А утром я обнаружила его отсутствие. Раскрытая постель, растерзанный шкаф. Он прихватил с собой все, до чего успел дотянуться. Кое-что из одежды, документы свои, деньги, несколько дорогих безделушек, в том числе Вавино колечко с бриллиантом и ее же солонку! Предполагал ли мой бедный мальчик их продать, чтобы оказаться как можно дальше от меня? Не знаю. Они слишком дорогие, слишком приметные, чтобы от них можно было легко избавиться. Я найду его быстрее, чем он успеет выговорить слово «комиссионка».

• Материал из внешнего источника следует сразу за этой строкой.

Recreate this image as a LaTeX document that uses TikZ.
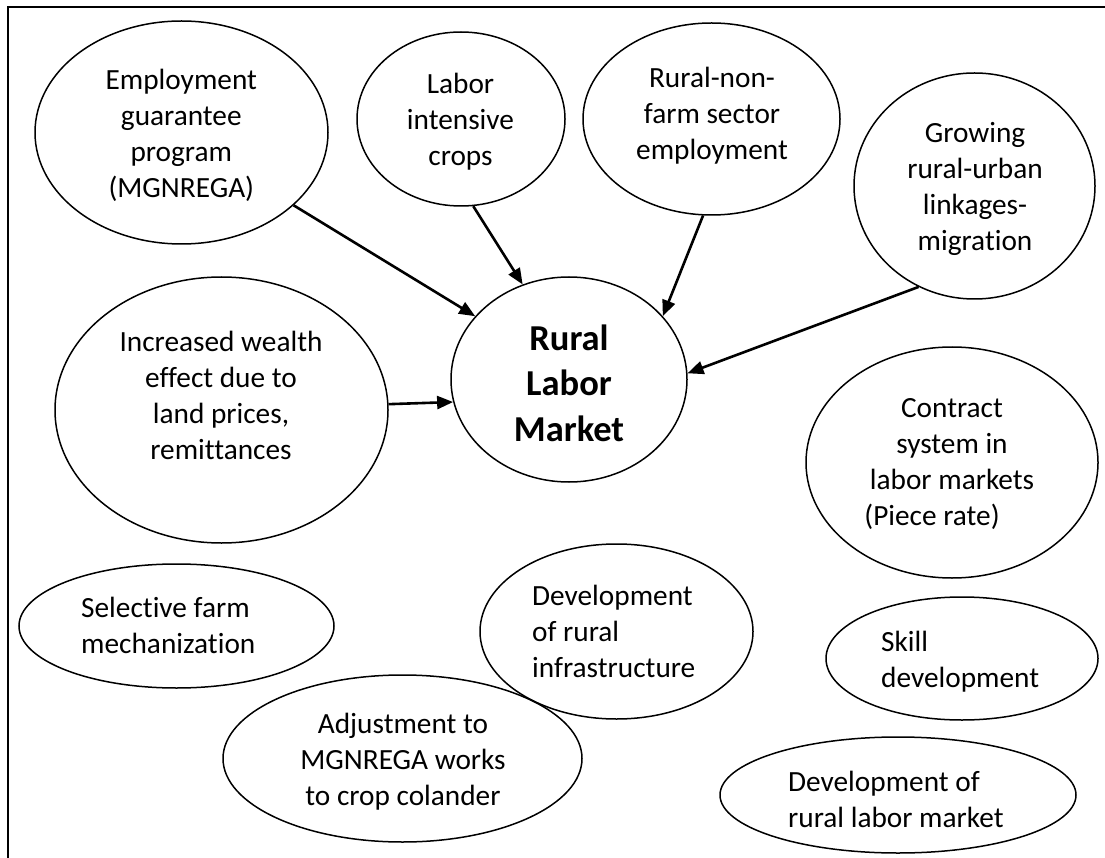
\documentclass[tikz,border=0pt]{standalone}
\usepackage{fontspec}
\setmainfont{Carlito}[Ligatures={NoCommon}]
\usetikzlibrary{shapes.geometric,arrows.meta}
% invisible struts fixing the height of the first line of each label
\newcommand{\firstline}{\rule{0pt}{26pt}}
\newcommand{\firstbold}{\rule{0pt}{32pt}}
\begin{document}
\begin{tikzpicture}[x=1pt,y=-1pt,
  oval/.style={draw=black,ellipse,line width=1.5pt,inner sep=0pt},
  size/.style 2 args={minimum width=#1pt,minimum height=#2pt},
  label text/.style={inner sep=0pt,font=\fontsize{29.3}{36}\selectfont,align=center,anchor=north},
  left text/.style={label text,align=left,anchor=north west},
  hub text/.style={inner sep=0pt,font=\fontsize{36.5}{45.5}\selectfont\bfseries,align=center,anchor=north},
  link/.style={line width=2.6pt,-{Triangle[length=16pt,width=13pt]}},
  frame/.style={line width=2pt,line cap=rect}]

% page and frame (open at the right and bottom)
\fill[white] (0,0) rectangle (1105,858);
\useasboundingbox (0,0) rectangle (1105,858);
\draw[frame] (8,860) -- (8,7) -- (1107,7);

% ovals
\node[oval,size={293}{223}] (emp)  at (181.5,132.5) {};
\node[oval,size={208}{174}] (lab)  at (461,119) {};
\node[oval,size={257}{192}] (rnf)  at (711.5,119) {};
\node[oval,size={241}{226}] (grow) at (974.5,186) {};
\node[oval,size={236}{205}] (rlm)  at (569,379.5) {};
\node[oval,size={333}{266}] (inc)  at (221.5,410) {};
\node[oval,size={292}{231}] (con)  at (952,462.5) {};
\node[oval,size={315}{124}] (sel)  at (176.5,626) {};
\node[oval,size={273}{175}] (inf)  at (616.5,631.5) {};
\node[oval,size={359}{167}] (adj)  at (402.5,758.5) {};
\node[oval,size={272}{123}] (ski)  at (962,658.5) {};
\node[oval,size={356}{116}] (dlm)  at (898,795) {};

% labels (first baseline minus strut height)
\node[label text] (empT)  at (181.3,63)  {\firstline Employment\\guarantee\\program\\(MGNREGA)};
\node[label text] (labT)  at (460.5,67)  {\firstline Labor\\intensive\\crops};
\node[label text] (rnfT)  at (712,61)    {\firstline Rural-non-\\farm sector\\employment};
\node[label text] (growT) at (975,116)   {\firstline Growing\\rural-urban\\linkages-\\migration};
\node[hub text]   (rlmT)  at (569,318)   {\firstbold Rural\\Labor\\Market};
\node[label text] (incT)  at (221,325)   {\firstline Increased wealth\\effect due to\\land prices,\\remittances};
\node[label text] (conT)  at (952,391)   {\firstline Contract\\system in\\labor markets\\(Piece rate)\rule{40pt}{0pt}};
\node[left text]  (selT)  at (81,591)    {\firstline Selective farm\\mechanization};
\node[left text]  (infT)  at (532,579)   {\firstline Development\\of rural\\infrastructure};
\node[label text] (adjT)  at (403,707)   {\firstline Adjustment to\\MGNREGA works\\to crop colander};
\node[left text]  (skiT)  at (881,625)   {\firstline Skill\\development};
\node[left text]  (dlmT)  at (788,765)   {\firstline Development of\\rural labor market};

% influences on the rural labor market
\draw[link] (emp.-33.4) -- (rlm.146.1);
\draw[link] (lab.-82.8) -- (rlm.116.4);
\draw[link] (rnf.-95)   -- (rlm.34.1);
\draw[link] (grow.-119.1) -- (rlm.3.1);
\draw[link] (inc.2.4)   -- (rlm.191.2);
\end{tikzpicture}
\end{document}
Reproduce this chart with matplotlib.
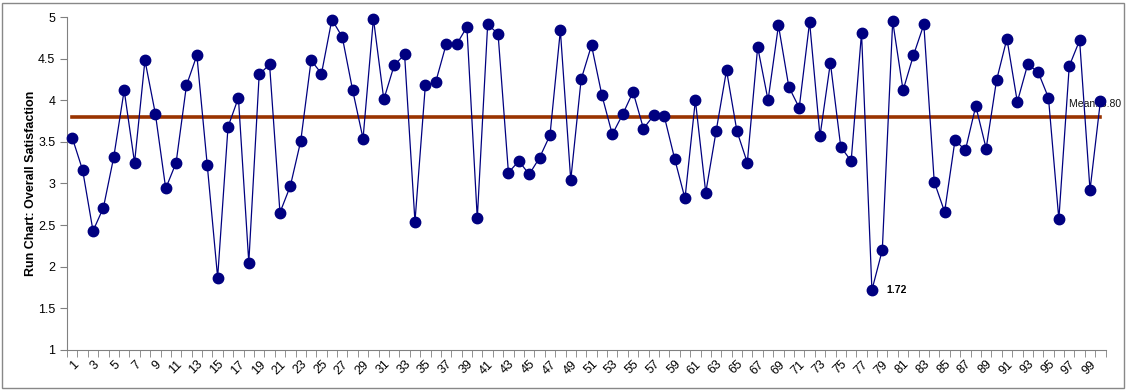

Все оказалось не так-то уж и легко. Я запускала свою перламутровую паутинку в разные города, пыталась даже подключить родную милицию. Говорю «пыталась», потому что эта затея с самого начала вызывала у меня сомнения. И точно – в милиции объяснили, что взрослый сын имеет право жить отдельно от матери, что он, конечно, даст о себе знать через некоторое время. Наконец я смирилась. Блюстители закона правы. Если уж он вылупился из бронированной скорлупы родного дома, ушел с линии огня моего взгляда… Уже ничего не вернуть. Я оставила поиски. Пусть процветает в столицах, пусть прозябает в дальней дыре, пусть загнивает в капиталистических кущах. Пусть женится, пусть размножается, если хватит храбрости! Но пусть помнит меня, пусть помнит и просьбы мои, и приказы, милости и возмездия мои!
Я подхожу к последней части своего повествования. Я затеяла эти мемуары для себя, для собственного удовольствия и времяпрепровождения. Сейчас ведь все что-то пишут. Скучающие жены богатых мужей разражаются сентиментальными романами, скандальные журналистки издают детективы, дочери известных отцов презентуют мемуары. Мне предлагали накропать воспомининая о Дандане, я отказалась под предлогом старости и маразма.